The ixora, native to tropical Asia, is an evergreen shrub that blooms in clusters of white, yellow, soft orange or pink flowers. If grown under the proper conditions, and within its USDA hardiness zones (9a to 11), ixora will bloom all year. The shrub can grow, depending upon variety, 3 to 8 feet tall and is generally used as a shrub or accent plant. Ixora, pronounced ick-SOR-uh, will even do well in a large container in a sunny to partially shady spot.
Amend the soil in which the ixora is being grown so that it has a pH of at least 5. This is an acid-loving plant and will not thrive in alkaline soil. Scientists at the University of Florida caution against planting the ixora near concrete foundations or sidewalks and to screen the soil for any pieces of concrete, as this material can cause the pH to rise to levels too high for the plant. Consult with your county cooperative extension agent to determine which soil amendments are appropriate for your region.

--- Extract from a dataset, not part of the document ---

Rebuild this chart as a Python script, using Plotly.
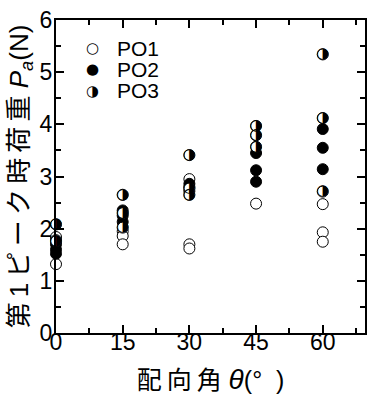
import plotly.graph_objects as go

# ---- data ----
po1_theta = [0, 0, 0, 15, 15, 15, 30, 30, 30, 45, 60, 60, 60]
po1_load = [1.84, 1.78, 1.32, 1.95, 1.86, 1.70, 2.95, 1.70, 1.62, 2.48, 2.47, 1.93, 1.75]

po2_theta = [0, 0, 0, 15, 15, 15, 30, 30, 30, 45, 45, 45, 60, 60, 60]
po2_load = [1.70, 1.60, 1.52, 2.35, 2.25, 2.13, 2.86, 2.80, 2.72, 3.45, 3.12, 2.90, 3.91, 3.55, 3.14]

po3_theta = [0, 0, 15, 15, 15, 30, 30, 30, 45, 45, 45, 60, 60, 60]
po3_load = [2.08, 1.76, 2.65, 2.30, 2.02, 3.41, 2.77, 2.65, 3.97, 3.79, 3.57, 5.34, 4.12, 2.71]

series_names = ["PO1", "PO2", "PO3"]
x_ticks = [0, 15, 30, 45, 60]
y_ticks = [0, 1, 2, 3, 4, 5, 6]

FONT = "Liberation Sans, Arial, Noto Sans CJK JP, sans-serif"
GLYPH = "DejaVu Sans"
MS = 11
TS = "\u2009"  # thin space used as letter spacing in the CJK titles

fig = go.Figure()
fig.add_trace(go.Scatter(
    x=po1_theta, y=po1_load, mode="markers", name="PO1", showlegend=False,
    marker=dict(symbol="circle", size=MS, color="white", line=dict(color="black", width=1)),
    cliponaxis=False))
fig.add_trace(go.Scatter(
    x=po2_theta, y=po2_load, mode="markers", name="PO2", showlegend=False,
    marker=dict(symbol="circle", size=MS, color="black", line=dict(color="black", width=1)),
    cliponaxis=False))
# PO3: white disc underneath + half-black glyph on top
fig.add_trace(go.Scatter(
    x=po3_theta, y=po3_load, mode="markers", name="PO3", showlegend=False,
    marker=dict(symbol="circle", size=MS, color="white", line=dict(color="black", width=1)),
    cliponaxis=False))
fig.add_trace(go.Scatter(
    x=po3_theta, y=po3_load, mode="text", name="PO3", showlegend=False,
    text=["\u25D1"] * len(po3_theta), textposition="middle center",
    textfont=dict(family=GLYPH, size=15, color="black"),
    cliponaxis=False))

axis_common = dict(
    showline=True, linecolor="black", linewidth=2, mirror="ticks",
    ticks="inside", ticklen=8, tickwidth=1.5, tickcolor="black",
    showgrid=False, zeroline=False, automargin=False,
    tickfont=dict(family=FONT, size=23, color="black"),
)

x_title = ("配" + TS + "向" + TS + "角\u00a0"
           "<span style='font-size:28px'><i>θ</i></span>(°\u00a0\u00a0)")
y_title = (TS.join("第1ピーク時荷重") + "\u00a0<i>P</i><sub><i>a</i></sub>(N)")

fig.update_xaxes(
    range=[0, 69.5], tickvals=x_ticks, ticktext=[str(v) for v in x_ticks],
    minor=dict(dtick=7.5, tick0=0, ticks="inside", ticklen=5, tickwidth=1.5, tickcolor="black", showgrid=False),
    ticklabelstandoff=-13,
    title=dict(text=x_title, font=dict(family=FONT, size=25, color="black"), standoff=18),
    **axis_common)
fig.update_yaxes(
    range=[0, 6], tickvals=y_ticks, ticktext=[str(v) for v in y_ticks],
    minor=dict(dtick=0.5, tick0=0, ticks="inside", ticklen=5, tickwidth=1.5, tickcolor="black", showgrid=False),
    ticklabelstandoff=-3,
    title=dict(text=y_title, font=dict(family=FONT, size=26, color="black"), standoff=4),
    **axis_common)

# legend drawn as annotations
legend_glyphs = ["\u25CB", "\u25CF", "\u25D1"]
legend_y = [0.91, 0.843, 0.774]
for name, g, ly in zip(series_names, legend_glyphs, legend_y):
    fig.add_annotation(x=0.119, y=ly, xref="paper", yref="paper", text=g, showarrow=False,
                       xanchor="center", yanchor="middle", font=dict(family=GLYPH, size=15, color="black"))
    fig.add_annotation(x=0.19, y=ly, xref="paper", yref="paper", text=name, showarrow=False,
                       xanchor="left", yanchor="middle", font=dict(family=FONT, size=21, color="black"))

fig.update_layout(
    width=369, height=396,
    margin=dict(l=56, r=4, t=20, b=63),
    plot_bgcolor="white", paper_bgcolor="white",
    showlegend=False,
)

fig.write_html("out.html", config={"displayModeBar": False},
               post_script="document.body.style.margin='0px';document.body.style.overflow='hidden';")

Water the plant only when the soil is completely dry. Over-watering is one of the biggest problems for the ixora.
Apply a 3-inch layer of organic mulch around the base of the ixora shrub, keeping it at least 2 inches from the trunk.
Prune the ixora once a year, in early spring. Master gardeners at the University of Florida Extension warn that excess pruning toward the tips of the branches may cause the plant to produce fewer flower clusters.
Fertilize the ixora shrub with soil sulfur at the rate recommended on the package. Acidic fertilizers, such as those for azaleas, also work well.